The View From Norway: Bilingual Ed
As the election returns are coming in, I am writing from the Arctic Circle.
I'm in Tromso, Norway, an extremely northern city whose university has me doing some lectures on linguistics.
I am keeping a close eye on the congressional elections. However, I am very, very far from home. In the existence I am living this week, as a linguist, I am struck by how different the Norwegian language here is from the Norwegian in books.
It reminds me that it was 10 years ago that Oakland's school board was putting together their resolution to "acknowledge" Black English in the schoolroom when teaching black children. The country erupted in jokes about teaching in "jive," but this was not what the Oakland school board meant.
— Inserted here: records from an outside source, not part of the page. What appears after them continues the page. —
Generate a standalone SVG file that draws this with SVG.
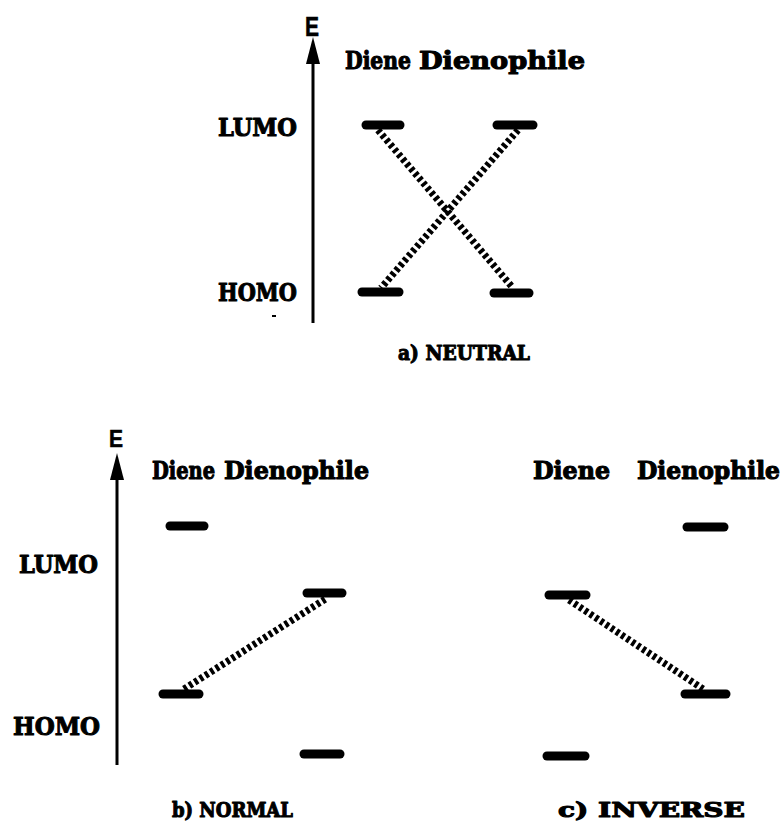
<svg xmlns="http://www.w3.org/2000/svg" width="783" height="828" viewBox="0 0 783 828">
  <style>
    .lbl { font-family: "DejaVu Serif", "Liberation Serif", serif; font-weight: bold; fill: #000; stroke: #000; stroke-width: 1.1; stroke-linejoin: round; }
    .axis-e { font-family: "Liberation Sans", Arial, sans-serif; font-weight: bold; fill: #000; stroke: #000; stroke-width: 0.6; }
    .level { stroke: #000; stroke-width: 9; stroke-linecap: round; fill: none; }
    .axis { stroke: #000; stroke-width: 3; fill: none; }
    .link { stroke: #000; stroke-width: 7; stroke-dasharray: 3.5 2.8; fill: none; }
  </style>

  <!-- (a) neutral -->
  <g id="axis-a">
    <line class="axis" x1="313" y1="58" x2="313" y2="323"/>
    <polygon points="313,37 306,64 320,64" fill="#000"/>
    <text class="axis-e" x="305" y="36" font-size="27" textLength="14" lengthAdjust="spacingAndGlyphs">E</text>
    <line x1="272" y1="316" x2="276" y2="316" stroke="#000" stroke-width="2"/>
  </g>
  <g id="labels-a">
    <text class="lbl" x="345" y="69" font-size="24" textLength="66" lengthAdjust="spacingAndGlyphs">Diene</text>
    <text class="lbl" x="419" y="69" font-size="24" textLength="166" lengthAdjust="spacingAndGlyphs">Dienophile</text>
    <text class="lbl" x="218" y="136" font-size="25" textLength="79" lengthAdjust="spacingAndGlyphs">LUMO</text>
    <text class="lbl" x="218" y="301" font-size="25" textLength="79" lengthAdjust="spacingAndGlyphs">HOMO</text>
    <text class="lbl" x="398" y="360" font-size="21" textLength="132" lengthAdjust="spacingAndGlyphs">a) NEUTRAL</text>
  </g>
  <g id="a-diene-lumo"><line class="level" x1="366" y1="125" x2="400" y2="125"/></g>
  <g id="a-dienophile-lumo"><line class="level" x1="497" y1="125" x2="533" y2="125"/></g>
  <g id="a-diene-homo"><line class="level" x1="362" y1="292" x2="399" y2="292"/></g>
  <g id="a-dienophile-homo"><line class="level" x1="494" y1="293" x2="529" y2="293"/></g>

  <!-- (b) normal -->
  <g id="axis-b">
    <line class="axis" x1="117" y1="475" x2="117" y2="765"/>
    <polygon points="117,453 110,480 124,480" fill="#000"/>
    <text class="axis-e" x="109" y="447" font-size="23" textLength="14" lengthAdjust="spacingAndGlyphs">E</text>
  </g>
  <g id="labels-b">
    <text class="lbl" x="152" y="479" font-size="24" textLength="63" lengthAdjust="spacingAndGlyphs">Diene</text>
    <text class="lbl" x="224" y="479" font-size="24" textLength="145" lengthAdjust="spacingAndGlyphs">Dienophile</text>
    <text class="lbl" x="19" y="573" font-size="25" textLength="79" lengthAdjust="spacingAndGlyphs">LUMO</text>
    <text class="lbl" x="13" y="735" font-size="25" textLength="87" lengthAdjust="spacingAndGlyphs">HOMO</text>
    <text class="lbl" x="172" y="817" font-size="21" textLength="121" lengthAdjust="spacingAndGlyphs">b) NORMAL</text>
  </g>
  <g id="b-diene-lumo"><line class="level" x1="170" y1="526" x2="204" y2="526"/></g>
  <g id="b-dienophile-lumo"><line class="level" x1="307" y1="593" x2="342" y2="593"/></g>
  <g id="b-diene-homo"><line class="level" x1="163" y1="694" x2="199" y2="694"/></g>
  <g id="b-dienophile-homo"><line class="level" x1="304" y1="754" x2="340" y2="754"/></g>

  <!-- (c) inverse -->
  <g id="labels-c">
    <text class="lbl" x="533" y="479" font-size="24" textLength="77" lengthAdjust="spacingAndGlyphs">Diene</text>
    <text class="lbl" x="637" y="479" font-size="24" textLength="143" lengthAdjust="spacingAndGlyphs">Dienophile</text>
    <text class="lbl" x="558" y="817" font-size="21" textLength="187" lengthAdjust="spacingAndGlyphs">c) INVERSE</text>
  </g>
  <g id="c-dienophile-lumo"><line class="level" x1="687" y1="527" x2="724" y2="527"/></g>
  <g id="c-diene-lumo"><line class="level" x1="549" y1="595" x2="586" y2="595"/></g>
  <g id="c-dienophile-homo"><line class="level" x1="685" y1="694" x2="726" y2="694"/></g>
  <g id="c-diene-homo"><line class="level" x1="547" y1="756" x2="585" y2="756"/></g>

  <!-- HOMO-LUMO interactions -->
  <g id="connectors">
    <line class="link" x1="378" y1="130" x2="513" y2="288"/>
    <line class="link" x1="518" y1="130" x2="381" y2="288"/>
    <line class="link" x1="184" y1="689" x2="327" y2="598"/>
    <line class="link" x1="569" y1="600" x2="703" y2="689"/>
  </g>
</svg>
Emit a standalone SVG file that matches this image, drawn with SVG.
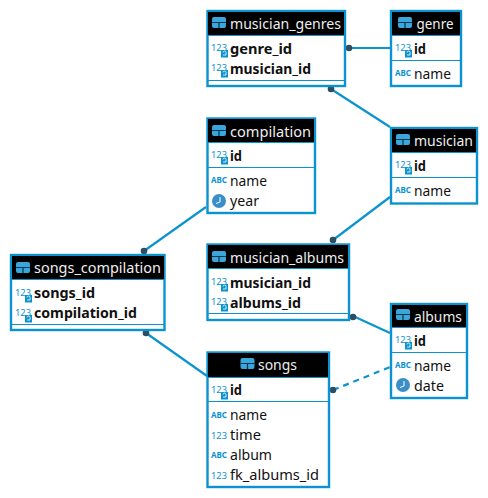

The resolution reflected a sentiment that had been kicking around for years, that the reason black schoolchildren so often have trouble learning to read is the difference between Standard English and the comfort dialect they learn at home.
So the idea was that the black student used to saying "I ain't got none and they be tellin' me it be my fault" is confused to encounter on the page "I don't have any and they tell me it is my fault." To wit, the claim was that black children would have an easier time learning to read if they encountered their home dialect on the page first, and then were ushered into Standard English as a "separate" variety.
On its face, this was not crazy. Too often, in practice, bilingual education has been a disaster in America. However, the problem has been one of implementation, not of philosophy. Worldwide, it has been shown endlessly that children learn to read more quickly when first taught in their native language and are gently transitioned into the dominant one.
The question is whether black students' reading scores were really due to their not being treated like Chicano students. That is where my sojourn to Norway comes in. Here in Tromso, the local dialect is so different from the standard language that it leaves someone who thought he had mastered Norwegian frustrated. "What" is ka instead of hva. A word you use every two seconds like "I" is æ instead of jeg. Things like this go on and on, and they represent the exact same kind of difference as exists between Black English and the New York Review of Books — not a different language, but different all the same.
Yet Tromso schoolchildren here are not taught in the local dialect, nor are they given readers in the local dialect and "ushered into" the standard. No one has any problem with them using the local dialect at home or in the schoolyard. But in class, standard Norwegian is the order of the day.
And they learn it.
In fact, there was an experiment here a long time ago, where students given local dialect materials learned to read a little faster than students who were taught with standard materials.A little faster, that is. But for any number of reasons not much came of that, and overall, there is no educational crisis in Tromso or anywhere else in Norway.
Maybe it would be superlatively ideal if all Norwegian students were taught in their home dialects — of which there are dozens. But the expense that would entail is not seen to justify giving up a system which works fine anyway.
In the same way, a few studies have shown that black children sometimes learn to read a little faster when first given Black English materials. But the legions of black Americans of all walks of life who have done just fine without "Ebonics" tutelage suggests that this approach might be certainly ideal — but hardly necessary.
Many think that the fact that Black English carries a stigma as "bad English" makes it a different case from places like Norway. The idea seems to be that black students of a certain demographic resist Standard English because of a feeling that it's "not their party," and that we are in the dark about methods of teaching them to read.
Yet from 1967 to 1977, the Department of Education sponsored a study called Project Follow-Through, which focused on lower-income (re: mostly black and brown) children. "Holistic" and "creative" reading programs stressing self-esteem and the like were tested against a rigorous, good old-fashioned program stressing basic skills.
The results resoundingly showed that the basic-skills methods work very well, while the more tutti-frutti ones do not.
Yet the Ebonics controversy proceeded as if this project had never been done. Sadly, the visceral appeal of treating black children as "denied their rights as bilinguals" trumped teaching them to read via a method shown conclusively to work. Education schools year after year produce teachers unaware that, as it were, penicillin was discovered decades ago.
Time zones mean that my deadline is too early to know how well the Democrats have done. But to the extent that they continue letting the teachers' unions pass in pretending Project Follow-Through never happened, they are unworthy of the votes they got from anyone truly concerned with the state of education for the disadvantaged.